There are a plethora of subsets of machine learning, but one that stands out from the others is reinforcement learning. Reinforcement learning algorithms are unique in their training of a model since they use an underlying process known as a reward system; as a model exhibits a series of actions in response to a certain task, it is either positively or negatively affected for its actions. This reward system ensures that, through successive iterations, the model is trained to maximize the number of rewards it receives.
Take AlphaGo, which is notable for its successes in the complex game of Go. By implementing reinforcement learning, the program instead aims to maximize the rewards it receives. However, the unit of this reward may vary per scenario; as stated by Martin Heller of InfoWorld, “AlphaGo maximizes the estimated probability of an eventual win to determine its next move. It doesn’t care whether it wins by one stone or 50 stones.” While the “reward” may sometimes be numerical, it can also be the likelihood of a favorable outcome, as illustrated here.
The underlying theory of reinforcement learning, however, emphasizes that the model is attempting to maximize the reward. Through the manipulation of several parameters and designing a model that responds to certain behaviors by increasing or decreasing a reward by a factor, researchers can ensure that the model mimics the characteristics that they are aiming for.
On a larger scale, one may take a look at Amazon, which is revolutionizing its delivery system through the use of drones that utilize reinforcement learning. According to Ron Schmelzer, Amazon “used machine learning to iterate and simulate over 50,000 configurations of drone design before choosing the optimal approach.” This particular use of reinforcement learning illustrates the efficiency through which designs and models can be adapted to a situation. Rather than a manual or basic algorithmic approach, Amazon’s use of a reward system in place of traditional methods emphasizes the possible future of reinforcement learning.

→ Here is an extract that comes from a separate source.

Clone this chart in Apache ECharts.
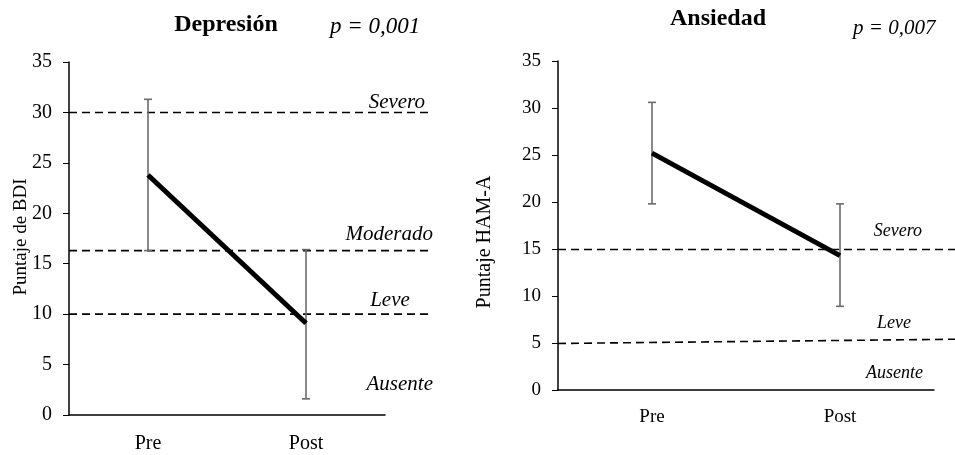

One of the most fascinating aspects of reinforcement learning is that there is a multitude of possibilities to explore and queries to test. While there are a plethora of uses for reinforcement learning currently, there are sure to be more in the future. So while we may not yet live in a society where communicating with robots is as simple as talking to other humans, we are definitely on our way to making significant advances in machine learning and artificial intelligence as a whole.